Short term (3–9 months)
4. Bid readiness & finance: Build bankable financial models with conservative LCOE, soiling OPEX, curtailment scenarios and currency stress testing. Obtain soft indications from Turkish banks, ECAs and IFIs.
5. Localization & supply chain plan: Prepare credible local content and assembly/manufacturing roadmaps to meet YEKA scoring and government expectations.
6. Storage optionality: Model PV + BESS hybrids to improve bid competitiveness and reduce curtailment exposure.

Medium term (9–24 months)
7. Consortium & equity close: Secure anchor equity (domestic strategic or IFI/institutional co-investor) to accelerate FID and improve debt terms.
8. O&M & performance: Tender long-term O&M with performance-linked SLAs, proactive soiling mitigation strategy and spare-parts localization.

8) Tender & bid best practices — checklist

  • Lead with a strong local partner and demonstrate practical local content commitments.
  • Offer PV+storage/firming options rather than energy-only bids to stand out on system integration and curtailment mitigation.
  • Build conservative financial models (irradiation, soiling, COD delays, TRY volatility).
  • Pre-arrange debt indications and consider IFI / ECA support for lower blended financing costs.

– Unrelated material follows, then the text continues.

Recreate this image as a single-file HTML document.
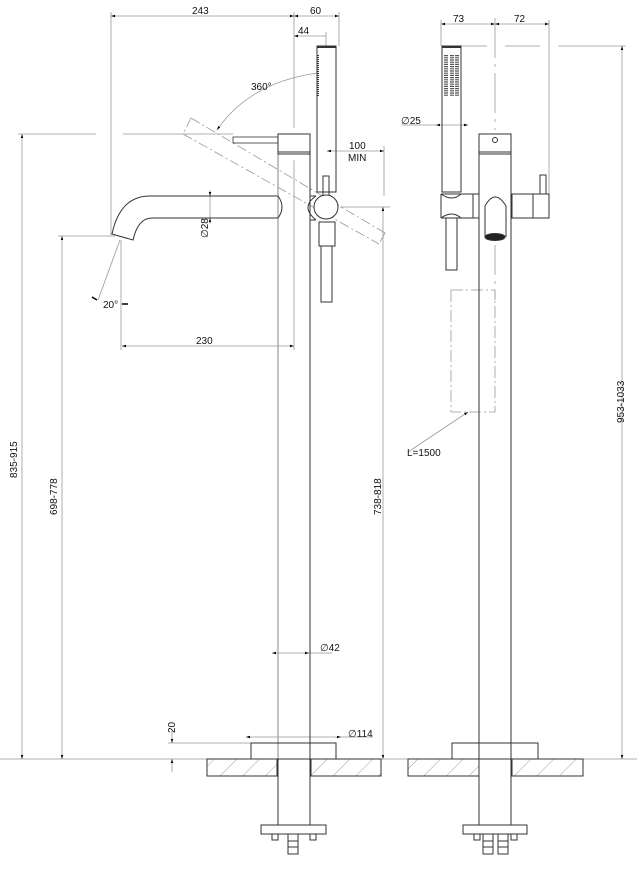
<!DOCTYPE html>
<html><head><meta charset="utf-8"><style>
html,body{margin:0;padding:0;background:#fff;}
svg{display:block;font-family:"Liberation Sans",sans-serif;}
</style></head><body>
<svg width="637" height="869" viewBox="0 0 637 869" xmlns="http://www.w3.org/2000/svg">
<defs>
<marker id="a" viewBox="0 0 10 10" refX="10" refY="5" markerWidth="7" markerHeight="5" orient="auto-start-reverse"><path d="M0,2 L10,5 L0,8z" fill="#000"/></marker>
<pattern id="h" width="16" height="16" patternUnits="userSpaceOnUse" patternTransform="rotate(45)"><line x1="0" y1="0" x2="0" y2="16" stroke="#888" stroke-width="0.8"/></pattern>
</defs>
<g fill="none" stroke="#999" stroke-width="0.8">
<line x1="111" y1="16" x2="294" y2="16" marker-start="url(#a)" marker-end="url(#a)"/>
<line x1="294" y1="16" x2="339" y2="16" marker-start="url(#a)" marker-end="url(#a)"/>
<line x1="294" y1="36" x2="326" y2="36" marker-start="url(#a)"/>
<line x1="326" y1="32" x2="326" y2="46"/>
<line x1="339" y1="12" x2="339" y2="46"/>
<line x1="111" y1="12" x2="111" y2="235"/>
<line x1="294" y1="12" x2="294" y2="128"/>
<line x1="294" y1="160" x2="294" y2="350"/>
<line x1="121" y1="240" x2="121" y2="350"/>
<line x1="122" y1="346" x2="294" y2="346" marker-start="url(#a)" marker-end="url(#a)"/>
<line x1="18" y1="134" x2="96" y2="134"/><line x1="123" y1="134" x2="233" y2="134"/>
<line x1="22" y1="134" x2="22" y2="759" marker-start="url(#a)" marker-end="url(#a)"/>
<line x1="58" y1="236" x2="115" y2="236"/>
<line x1="62" y1="236" x2="62" y2="759" marker-start="url(#a)" marker-end="url(#a)"/>
<line x1="340" y1="207" x2="390" y2="207"/>
<line x1="383" y1="207" x2="383" y2="759" marker-start="url(#a)" marker-end="url(#a)"/>
<line x1="384" y1="146" x2="384" y2="196"/>
<line x1="327" y1="151" x2="384" y2="151" marker-start="url(#a)" marker-end="url(#a)"/>
<line x1="0" y1="759" x2="637" y2="759"/>
<line x1="168" y1="743" x2="251" y2="743"/>
<line x1="172" y1="730" x2="172" y2="743" marker-end="url(#a)"/>
<line x1="172" y1="772" x2="172" y2="759" marker-end="url(#a)"/>
<line x1="246" y1="737" x2="341" y2="737" marker-start="url(#a)" marker-end="url(#a)"/>
<line x1="341" y1="737" x2="373" y2="737"/>
<line x1="272" y1="653" x2="309" y2="653" marker-start="url(#a)" marker-end="url(#a)"/>
<line x1="309" y1="653" x2="332" y2="653"/>
<line x1="210" y1="190" x2="210" y2="196" marker-end="url(#a)"/>
<line x1="210" y1="224" x2="210" y2="218" marker-end="url(#a)"/>
<line x1="210" y1="196" x2="210" y2="218"/>
<line x1="120" y1="240" x2="98" y2="300"/>
<line x1="92" y1="297" x2="97" y2="300" stroke="#000" stroke-width="1.5"/>
<line x1="122" y1="304" x2="128" y2="304" stroke="#000" stroke-width="1.5"/>
<path d="M318,73 Q250,82 217,130" marker-end="url(#a)"/>
<line x1="441" y1="24" x2="495" y2="24" marker-start="url(#a)" marker-end="url(#a)"/>
<line x1="495" y1="24" x2="549" y2="24" marker-start="url(#a)" marker-end="url(#a)"/>
<line x1="441" y1="20" x2="441" y2="46"/>
<line x1="549" y1="20" x2="549" y2="194"/>
<line x1="495" y1="18" x2="495" y2="130" stroke-dasharray="40 6 3 6"/>
<line x1="495" y1="245" x2="495" y2="300" stroke-dasharray="30 6 3 6"/>
<line x1="461" y1="46" x2="487" y2="46"/><line x1="505" y1="46" x2="540" y2="46"/><line x1="558" y1="46" x2="626" y2="46"/>
<line x1="622" y1="46" x2="622" y2="759" marker-start="url(#a)" marker-end="url(#a)"/>
<line x1="436" y1="125" x2="468" y2="125" marker-start="url(#a)" marker-end="url(#a)"/>
<line x1="402" y1="125" x2="436" y2="125"/>
<line x1="408" y1="452" x2="468" y2="412" marker-end="url(#a)"/>
<rect x="451" y="290" width="44" height="122" stroke-dasharray="12 3 2 3"/>
<g stroke-dasharray="10 3 2 3">
<line x1="191" y1="118" x2="385" y2="233"/>
<line x1="183" y1="134" x2="379" y2="244"/>
<line x1="191" y1="118" x2="183" y2="134"/>
<line x1="385" y1="233" x2="379" y2="244"/>
</g>
</g>
<g fill="none" stroke="#333" stroke-width="1">
<line x1="278" y1="154" x2="278" y2="759" stroke="#999" stroke-width="1.2"/>
<line x1="310" y1="154" x2="310" y2="759"/>
<rect x="278" y="134" width="32" height="20"/><line x1="278" y1="152" x2="310" y2="152"/>
<rect x="233" y="137" width="45" height="6" stroke-width="0.8"/>
<path d="M278,196 L150,196 Q120,196 112,234 L133,240 Q138,218 152,218 L278,218"/>
<path d="M278,196 Q286,207 278,218" />
<rect x="317" y="46" width="19" height="146"/>
<line x1="317" y1="47" x2="336" y2="47" stroke-width="2"/>
<line x1="318" y1="55" x2="318" y2="96" stroke-dasharray="1 1" stroke-width="2"/>
<path d="M316,196 Q300,207 316,220" />
<line x1="310" y1="196" x2="316" y2="196"/><line x1="310" y1="220" x2="316" y2="220"/>
<rect x="323" y="176" width="6" height="20"/>
<circle cx="326" cy="207" r="12" fill="#fff"/>
<rect x="319" y="222" width="16" height="24"/>
<rect x="321" y="246" width="11" height="56"/>
<rect x="251" y="743" width="85" height="16"/>
<rect x="207" y="759" width="70" height="17" fill="url(#h)"/>
<rect x="311" y="759" width="70" height="17" fill="url(#h)"/>
<line x1="278" y1="759" x2="278" y2="825"/><line x1="310" y1="759" x2="310" y2="825"/>
<rect x="261" y="825" width="65" height="9"/>
<rect x="272" y="834" width="6" height="6"/><rect x="310" y="834" width="6" height="6"/>
<rect x="288" y="834" width="10" height="20"/>
<line x1="288" y1="841" x2="298" y2="841"/><line x1="288" y1="847" x2="298" y2="847"/>
</g>
<g fill="none" stroke="#333" stroke-width="1">
<line x1="479" y1="154" x2="479" y2="759"/>
<line x1="511" y1="154" x2="511" y2="759"/>
<rect x="479" y="134" width="32" height="20"/><line x1="479" y1="152" x2="511" y2="152"/>
<circle cx="495" cy="140" r="2.5"/>
<rect x="442" y="46" width="19" height="146"/>
<line x1="442" y1="47" x2="461" y2="47" stroke-width="2"/>
<g stroke-dasharray="1.2 1" stroke-width="4" stroke="#555"><line x1="446" y1="55" x2="446" y2="96"/><line x1="452" y1="55" x2="452" y2="96"/><line x1="457" y1="55" x2="457" y2="96"/></g>
<path d="M441,194 L479,194 M441,218 L479,218 M441,194 L441,218 M473,194 L473,218 M441,194 Q452,202 461,194 M441,218 Q452,210 461,218"/>
<rect x="446" y="218" width="11" height="52"/>
<rect x="512" y="194" width="37" height="24"/>
<line x1="533" y1="194" x2="533" y2="218"/>
<rect x="540" y="175" width="6" height="19"/>
<path d="M485,237 L485,206 Q495,188 506,206 L506,237"/>
<ellipse cx="495" cy="237" rx="10" ry="3.5" fill="#222"/>
<rect x="452" y="743" width="86" height="16"/>
<rect x="408" y="759" width="71" height="17" fill="url(#h)"/>
<rect x="512" y="759" width="71" height="17" fill="url(#h)"/>
<line x1="479" y1="759" x2="479" y2="825"/><line x1="511" y1="759" x2="511" y2="825"/>
<rect x="463" y="825" width="64" height="9"/>
<rect x="474" y="834" width="6" height="6"/><rect x="511" y="834" width="6" height="6"/>
<rect x="483" y="834" width="10" height="20"/><rect x="498" y="834" width="10" height="20"/>
<line x1="483" y1="841" x2="493" y2="841"/><line x1="483" y1="847" x2="493" y2="847"/>
<line x1="498" y1="841" x2="508" y2="841"/><line x1="498" y1="847" x2="508" y2="847"/>
</g>
<g font-size="10" fill="#111">
<text x="192" y="14">243</text>
<text x="310" y="14">60</text>
<text x="298" y="34">44</text>
<text x="251" y="90">360°</text>
<text x="349" y="149">100</text>
<text x="348" y="161">MIN</text>
<text x="103" y="308">20°</text>
<text x="196" y="344">230</text>
<text x="320" y="651">∅42</text>
<text x="348" y="737">∅114</text>
<text x="453" y="22">73</text>
<text x="514" y="22">72</text>
<text x="401" y="124">∅25</text>
<text x="407" y="456">L=1500</text>
<text transform="translate(208,238) rotate(-90)">∅28</text>
<text transform="translate(17,478) rotate(-90)">835-915</text>
<text transform="translate(57,515) rotate(-90)">698-778</text>
<text transform="translate(381,515) rotate(-90)">738-818</text>
<text transform="translate(624,423) rotate(-90)">953-1033</text>
<text transform="translate(175,733) rotate(-90)">20</text>
</g>
</svg>
</body></html>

9) High-level financial & timeline expectations

  • PPA tenor: YEKA tenders typically include 15–20 year purchase terms (specifics vary by tender); long tenors and guaranteed offtake materially improve bankability.
  • Typical COD timeline: Utility PV projects commonly target 18–36 months from financial close, but permitting and transmission upgrades can extend delivery — factor 24–36 months into timelines for greenfield large sites.
  • Tariff sensitivity: Expect tight auction pricing in competitive YEKA rounds — stress-test for low tariff scenarios, increased OPEX, and longer grid lead times.